- _THE EXERCISE_: Only the lines from the start of the data through the line containing "minimum width=376.5pt, minimum" should be written out, exactly as they are, with both ends included and the pictures left out.

- _DATA SECTION_:
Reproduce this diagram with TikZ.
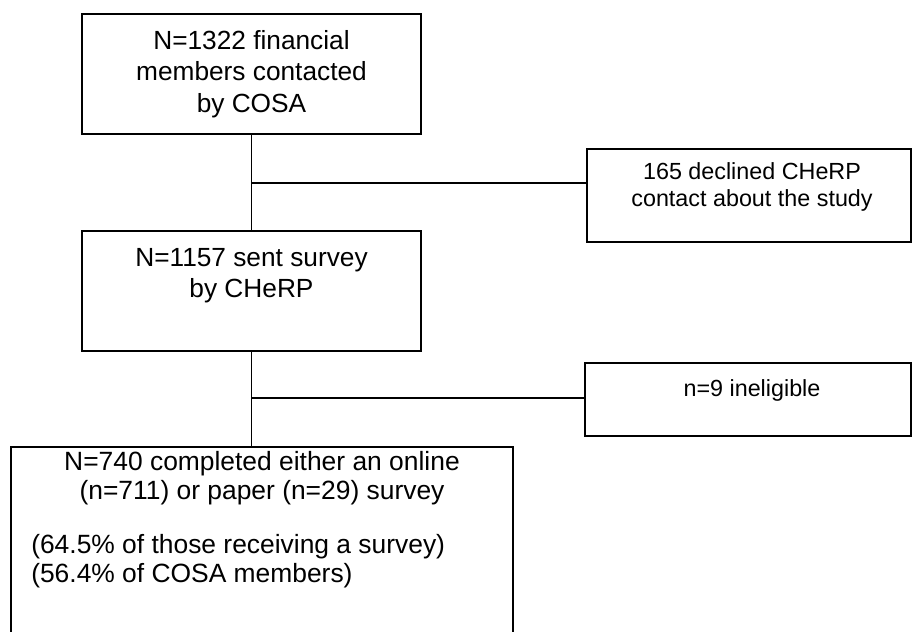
\documentclass[tikz,border=0pt]{standalone}
\usepackage{fontspec}
\setmainfont{Liberation Sans}
\usepackage{tikz}
\tikzset{flowbox/.style={draw, line width=1.1pt, inner sep=0pt},
	flowtext/.style={inner sep=0pt, align=center, font=\fontsize{17.5pt}{20.25pt}\selectfont},
	bigtext/.style={flowtext, font=\fontsize{19.8pt}{21.75pt}\selectfont},
	flowline/.style={line width=1.1pt}}

\begin{document}
\begin{tikzpicture}[x=0.75pt, y=-0.75pt]
\useasboundingbox (0,0) rectangle (912,631);
\fill[white] (0,0) rectangle (912,631);

\node[flowbox, minimum width=254.25pt, minimum height=90pt] (contacted) at (251.5,74) {};
\node[flowbox, minimum width=254.25pt, minimum height=90pt] (sent) at (251.5,291) {};
\node[flowbox, minimum width=243pt, minimum height=69.75pt] (declined) at (749,195.5) {};
\node[flowbox, minimum width=244.5pt, minimum height=54.75pt] (ineligible) at (748,399.5) {};
\node[flowbox, minimum width=376.5pt, minimum height=159.75pt] (completed) at (262,553.5) {};

\node[bigtext, font=\fontsize{19.7pt}{23.7pt}\selectfont] (contactedtext) at (251.5,74)
	{N=1322 financial\\members contacted\\by COSA};
\node[bigtext, font=\fontsize{19.7pt}{23.25pt}\selectfont] (senttext) at (251.5,276)
	{N=1157 sent survey\\by CHeRP};
\node[flowtext] (declinedtext) at (752,186.5)
	{165 declined CHeRP\\contact about the study};
\node[flowtext] (ineligibletext) at (752,390) {n=9 ineligible};
\node[bigtext] (completedtext) at (262,478)
	{N=740 completed either an online\\(n=711) or paper (n=29) survey};
\node[bigtext, align=left, anchor=west] (sharetext) at (31,561.5)
	{(64.5\% of those receiving a survey)\\(56.4\% of COSA members)};

\coordinate (split1) at (251.5,183);
\coordinate (split2) at (251.5,398);
\draw[flowline] (contacted.south) -- (sent.north);
\draw[flowline] (split1) -- (split1 -| declined.west);
\draw[flowline] (sent.south) -- (completed.north -| sent.south);
\draw[flowline] (split2) -- (split2 -| ineligible.west);
\end{tikzpicture}
\end{document}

- _WRITTEN ANSWER_:
Reproduce this diagram with TikZ.
\documentclass[tikz,border=0pt]{standalone}
\usepackage{fontspec}
\setmainfont{Liberation Sans}
\usepackage{tikz}
\tikzset{flowbox/.style={draw, line width=1.1pt, inner sep=0pt},
	flowtext/.style={inner sep=0pt, align=center, font=\fontsize{17.5pt}{20.25pt}\selectfont},
	bigtext/.style={flowtext, font=\fontsize{19.8pt}{21.75pt}\selectfont},
	flowline/.style={line width=1.1pt}}

\begin{document}
\begin{tikzpicture}[x=0.75pt, y=-0.75pt]
\useasboundingbox (0,0) rectangle (912,631);
\fill[white] (0,0) rectangle (912,631);

\node[flowbox, minimum width=254.25pt, minimum height=90pt] (contacted) at (251.5,74) {};
\node[flowbox, minimum width=254.25pt, minimum height=90pt] (sent) at (251.5,291) {};
\node[flowbox, minimum width=243pt, minimum height=69.75pt] (declined) at (749,195.5) {};
\node[flowbox, minimum width=244.5pt, minimum height=54.75pt] (ineligible) at (748,399.5) {};
\node[flowbox, minimum width=376.5pt, minimum height=159.75pt] (completed) at (262,553.5) {};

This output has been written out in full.